The best baby book apps in 2026 (and what to actually look for)
If you've recently had a baby — or are expecting — you've probably searched for an app to help you remember everything. There are dozens. Some are great, some are glorified photo albums, and some want your data more than they want to help you.
Here's what actually matters when choosing one, and a few we think are worth looking at.
What to look for (and what to ignore)
Privacy matters more than you think
Most baby apps upload your photos to their cloud servers. Some encrypt them. Many don't. A few use your data for advertising. Before you hand over hundreds of photos of your child, read the privacy policy — or at least check whether they store your images.
What to ask: Where are my photos stored? Can the company access them? Do they delete them if I cancel?
Simplicity beats features
The best baby app is the one you actually use. If it takes 2 minutes to log a moment, you won't do it at 11pm after three wake-ups. Look for apps that let you capture something in under 15 seconds.
Feature-packed apps sound great in the App Store listing, but most parents use 10% of the features and feel guilty about the other 90%.
Do you actually want a physical book?
Some apps are purely digital journals. Others can print your memories into a book. If having a physical keepsake matters to you — and for many parents, it really does — make sure the app has a print option that doesn't require you to manually lay out 200 pages.
Watch out for subscription fatigue
Many apps lock basic features behind subscriptions. Capturing moments should be free. Premium features like AI summaries or printed books are worth paying for — but you shouldn't need a subscription to save a photo of your kid.
The landscape in 2026
Here are the main categories of apps available:
Milestone trackers focus on developmental milestones — first smile, first crawl, first steps. They're structured and checklist-oriented. Good for tracking development, but they miss the everyday stuff that actually makes up childhood.
Photo journal apps let you organize photos with dates and notes. They're essentially enhanced photo albums. The good ones add tags and search. The less good ones are just a camera roll with a baby theme.
AI-powered memory apps are the newest category. They use AI to help organize, narrate, or summarize your captured moments.
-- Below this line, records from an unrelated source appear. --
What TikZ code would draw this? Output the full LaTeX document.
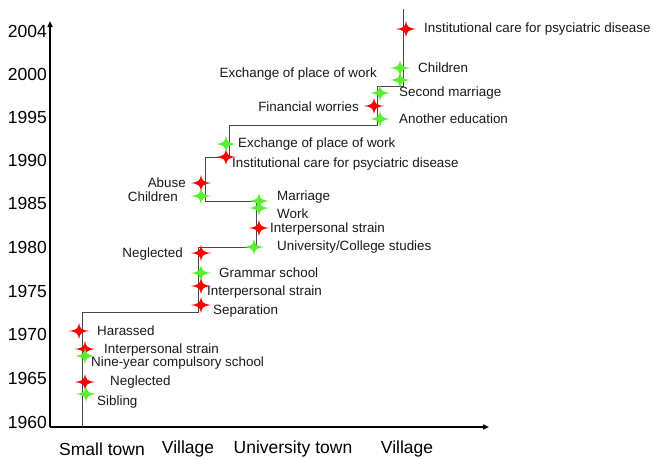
\documentclass[tikz,border=0pt]{standalone}
\usepackage{fontspec}
\setmainfont{Liberation Sans}
\usetikzlibrary{arrows.meta}
\definecolor{evred}{RGB}{255,0,0}
\definecolor{evgreen}{RGB}{90,240,50}
\tikzset{
  starmark/.pic={\fill (-10.5,0) .. controls (-2.2,-1) and (-1,-2.2) .. (0,-8)
     .. controls (1,-2.2) and (2.2,-1) .. (10.5,0)
     .. controls (2.2,1) and (1,2.2) .. (0,8)
     .. controls (-1,2.2) and (-2.2,1) .. cycle;},
  redmark/.style={evred},
  greenmark/.style={evgreen},
  lab/.style={font=\fontsize{13.4}{14}\selectfont, inner sep=0pt, text=black!90},
  labr/.style={lab, anchor=west},
  labl/.style={lab, anchor=east},
  yearlab/.style={font=\fontsize{17.5}{18}\selectfont, inner sep=0pt, anchor=east},
  placelab/.style={font=\fontsize{17.5}{18}\selectfont, inner sep=0pt},
  axisline/.style={line width=1.6pt, -{Triangle[length=6pt,width=5pt]}},
  pathline/.style={line width=0.9pt, black!72},
}
\begin{document}
\begin{tikzpicture}[x=1pt,y=-1pt]
\useasboundingbox (0,0) rectangle (653,458);
% axes
\coordinate (o) at (50,427);
\coordinate (ytop) at (50,21);
\coordinate (xend) at (489,427);
\draw[axisline] (o) -- (ytop);
\draw[axisline] (o) -- (xend);
% year labels
\node[yearlab] (y2004) at (47,31) {2004};
\node[yearlab] (y2000) at (47,74) {2000};
\node[yearlab] (y1995) at (47,117) {1995};
\node[yearlab] (y1990) at (47,160) {1990};
\node[yearlab] (y1985) at (47,203) {1985};
\node[yearlab] (y1980) at (47,247) {1980};
\node[yearlab] (y1975) at (47,291) {1975};
\node[yearlab] (y1970) at (47,334) {1970};
\node[yearlab] (y1965) at (47,378) {1965};
\node[yearlab] (y1960) at (47,422) {1960};
% place labels
\node[placelab] (p1) at (102,449) {Small town};
\node[placelab] (p2) at (188,449) {Village};
\node[placelab] (p3) at (293,449) {University town};
\node[placelab] (p4) at (407,449) {Village};
% life path
\coordinate (a0) at (82,427);
\draw[pathline] (a0) -- (82,312) -- (198,312) -- (198,247) -- (256,247) -- (256,201)
  -- (205,201) -- (205,157) -- (229,157) -- (229,125) -- (377,125) -- (377,86)
  -- (403,86) -- (403,9);
% markers
\foreach \n/\x/\y/\c in {
  m1/79/331/red, m2/85/349/red, m3/85/356/green, m4/85/382/red, m5/86/394/green,
  m6/201/253/red, m7/201/273/green, m8/201/286/red, m9/201/305/red,
  m10/254/247/green, m11/259/228/red, m12/259/208/green, m13/259/201/green,
  m14/201/183/red, m15/201/196/green, m16/226/157/red, m17/226/144/green,
  m18/380/119/green, m19/374/106/red, m20/380/93/green, m21/400/80/green,
  m22/400/68/green, m23/406/29/red}
{\coordinate (\n) at (\x,\y); \pic[\c mark] at (\n) {starmark};}
% labels
\node[labr] (t1) at (97,331) {Harassed};
\node[labr] (t2) at (104,350) {Interpersonal strain};
\node[labr] (t3) at (91,363) {Nine-year compulsory school};
\node[labr] (t4) at (110,382) {Neglected};
\node[labr] (t5) at (97,402) {Sibling};
\node[labl] (t6) at (183,254) {Neglected};
\node[labr] (t7) at (219,273) {Grammar school};
\node[labr] (t8) at (207,292) {Interpersonal strain};
\node[labr] (t9) at (213,311) {Separation};
\node[labr] (t10) at (277,247) {University/College studies};
\node[labr] (t11) at (270,229) {Interpersonal strain};
\node[labr] (t12) at (277,214) {Work};
\node[labr] (t13) at (277,197) {Marriage};
\node[labl] (t14) at (186,183) {Abuse};
\node[labl] (t15) at (178,197) {Children};
\node[labr] (t16) at (232,164) {Institutional care for psyciatric disease};
\node[labr] (t17) at (238,144) {Exchange of place of work};
\node[labr] (t18) at (399,119) {Another education};
\node[labl] (t19) at (359,107) {Financial worries};
\node[labr] (t20) at (399,93) {Second marriage};
\node[labl] (t21) at (377,74) {Exchange of place of work};
\node[labr] (t22) at (418,68) {Children};
\node[labr] (t23) at (424,29) {Institutional care for psyciatric disease};
\end{tikzpicture}
\end{document}
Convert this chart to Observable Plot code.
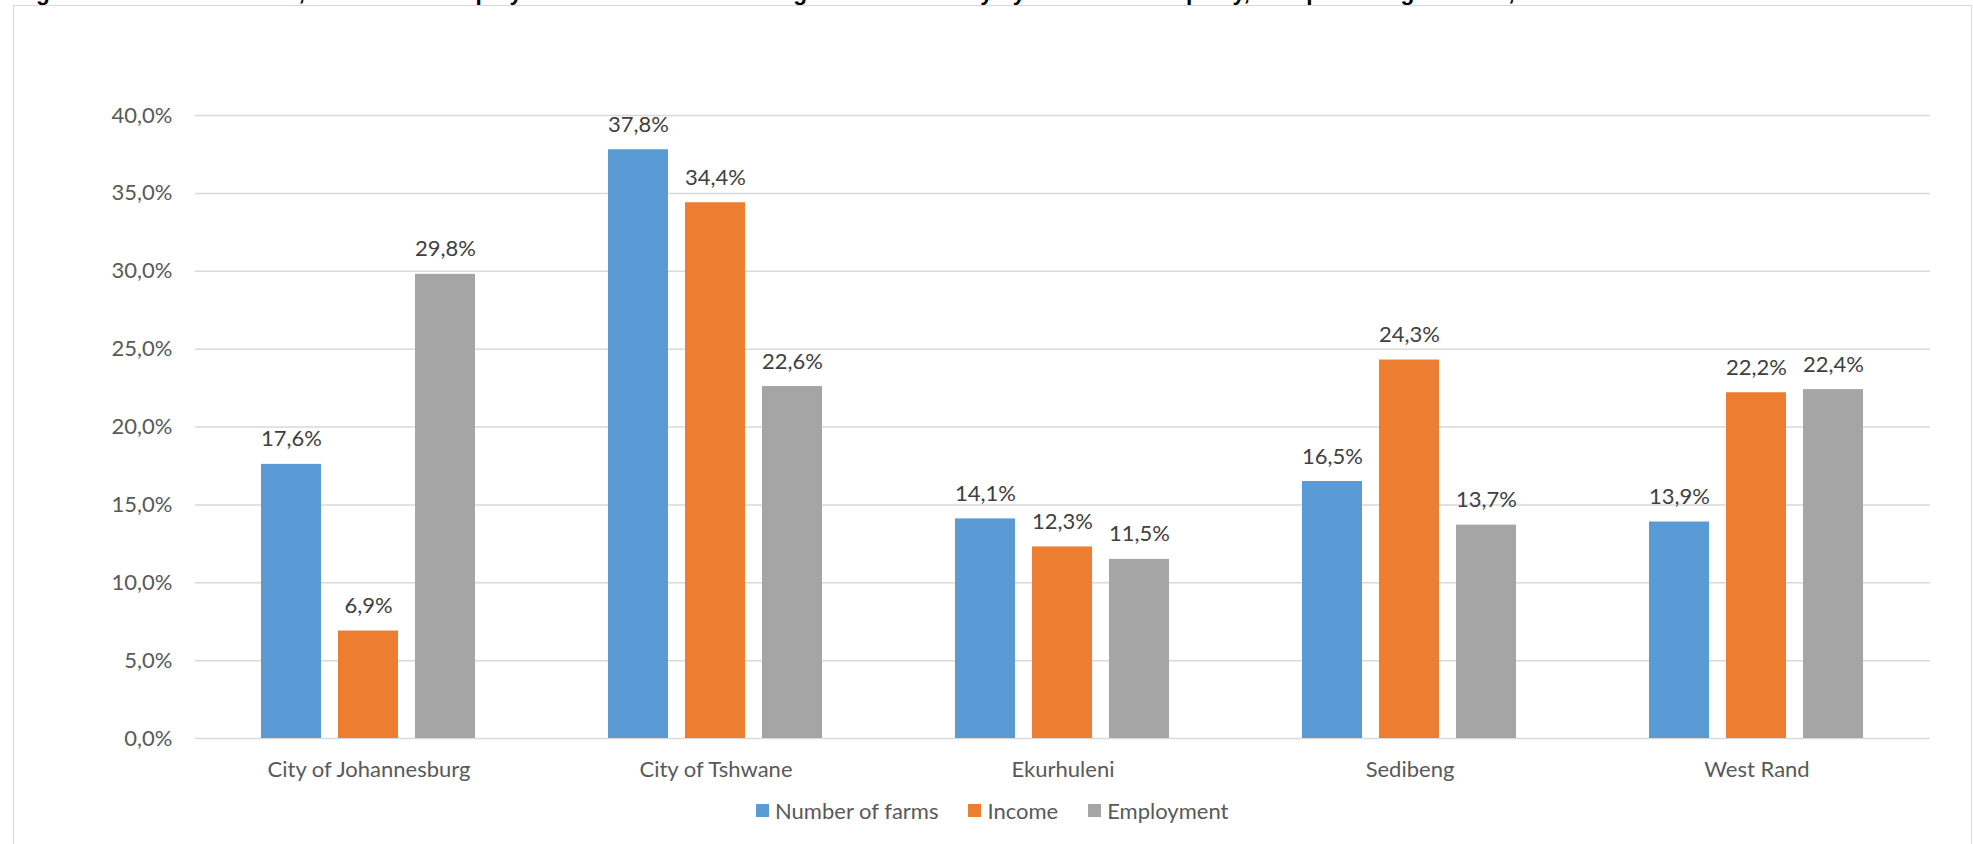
<!DOCTYPE html>
<html>
<head>
<meta charset="utf-8">
<script src="https://cdn.jsdelivr.net/npm/d3@7"></script>
<script src="https://cdn.jsdelivr.net/npm/@observablehq/plot@0.6"></script>
<style>
  html, body { margin: 0; padding: 0; background: #fff; }
  body { width: 1973px; height: 844px; position: relative; overflow: hidden; font-family: Lato, sans-serif; }
  #title { position: absolute; left: 16px; top: -18.5px; font: bold 22.6px/22px "Liberation Sans", Arial, sans-serif; color: #000; white-space: nowrap; }
  #box { position: absolute; left: 13px; top: 5px; width: 1959px; height: 900px; border: 1.5px solid #d9d9d9; box-sizing: border-box; background: #fff; }
  #chart { position: absolute; left: 0; top: 0; }
  #legend { position: absolute; left: 756px; top: 797px; display: flex; align-items: center; font-family: Lato, sans-serif; font-size: 22px; color: #595959; white-space: nowrap; }
  #legend .item { display: flex; align-items: center; margin-right: 30px; }
  #legend .sw { width: 13px; height: 13px; margin-right: 6px; }
</style>
</head>
<body>
<div id="title"></div>
<div id="box"></div>
<div id="chart"></div>
<div id="legend"></div>
<script>
const titleText = "Figure 3: Number of farms, income and employment in the commercial agriculture industry by district municipality, as a percentage of total, 2017";
const districts = ["City of Johannesburg", "City of Tshwane", "Ekurhuleni", "Sedibeng", "West Rand"];
const seriesNames = ["Number of farms", "Income", "Employment"];
const farms = [17.6, 37.8, 14.1, 16.5, 13.9];
const income = [6.9, 34.4, 12.3, 24.3, 22.2];
const employment = [29.8, 22.6, 11.5, 13.7, 22.4];
const yTicks = [0, 5, 10, 15, 20, 25, 30, 35, 40];
const colors = ["#5B9BD5", "#ED7D31", "#A5A5A5"];

const seriesValues = [farms, income, employment];
const rows = [];
districts.forEach((d, i) => {
  seriesNames.forEach((s, j) => rows.push({district: d, series: s, value: seriesValues[j][i]}));
});
const fmt = v => v.toFixed(1).replace(".", ",") + "%";

document.getElementById("title").textContent = titleText;

const chart = Plot.plot({
  width: 1973,
  height: 790,
  marginLeft: 193,
  marginRight: 42,
  marginTop: 115,
  marginBottom: 52,
  style: {background: "transparent", fontFamily: "Lato, sans-serif"},
  fx: {domain: districts, paddingInner: 0, paddingOuter: 0, label: null},
  x: {domain: seriesNames, paddingInner: 0.216, paddingOuter: 0.853, axis: null},
  y: {domain: [0, 40], ticks: yTicks, label: null},
  color: {domain: seriesNames, range: colors},
  marks: [
    Plot.gridY(yTicks, {stroke: "#d9d9d9", strokeOpacity: 1, strokeWidth: 1.5}),
    Plot.barY(rows, {fx: "district", x: "series", y: "value", fill: "series"}),
    Plot.text(rows, {fx: "district", x: "series", y: "value", text: d => fmt(d.value), dy: -25, fontSize: 22, fill: "#404040"}),
    Plot.axisY(yTicks, {tickSize: 0, tickPadding: 23, tickFormat: fmt, fontSize: 22, color: "#595959", label: null}),
    Plot.axisFx({anchor: "bottom", tickSize: 0, tickPadding: 23, fontSize: 22, color: "#595959", label: null})
  ]
});
document.getElementById("chart").appendChild(chart);

const legend = document.getElementById("legend");
seriesNames.forEach((s, i) => {
  const item = document.createElement("div");
  item.className = "item";
  const sw = document.createElement("div");
  sw.className = "sw";
  sw.style.background = colors[i];
  const t = document.createElement("span");
  t.textContent = s;
  item.appendChild(sw);
  item.appendChild(t);
  legend.appendChild(item);
});
</script>
</body>
</html>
The best ones turn your raw captures into stories. The risk is privacy — AI features often require cloud processing.
Printable book apps focus on the end product: a physical book. You upload or select photos, arrange them (or let the app do it), and order a print. Quality varies enormously.
What we'd actually want
After using most of the popular options with our own kids, here's the app we wished existed:
- •Capture in under 10 seconds. Photo, video, voice memo, or text. Whatever's fastest in the moment.
- •Everything stays on the device. No cloud uploads just for storage. Your photos are yours.
- •AI writes the story, not you. Monthly summaries that weave your moments into a narrative, without you having to write essays.
- •A real book at the end. Linen-bound, archival paper, automatically laid out. Not a Shutterfly project that takes 40 hours.
- •No subscription to capture. Pay for books and premium AI features, not for the right to save memories.
That's what we're building with Smalldays. It's not available yet, but if this sounds like what you've been looking for, join the waitlist.
The bottom line
Don't overthink it. The best baby book app is the one that makes it easy to capture something small every day. The fancy features don't matter if you're not using the app.
Start simple. Capture one thing today. Everything else is a bonus.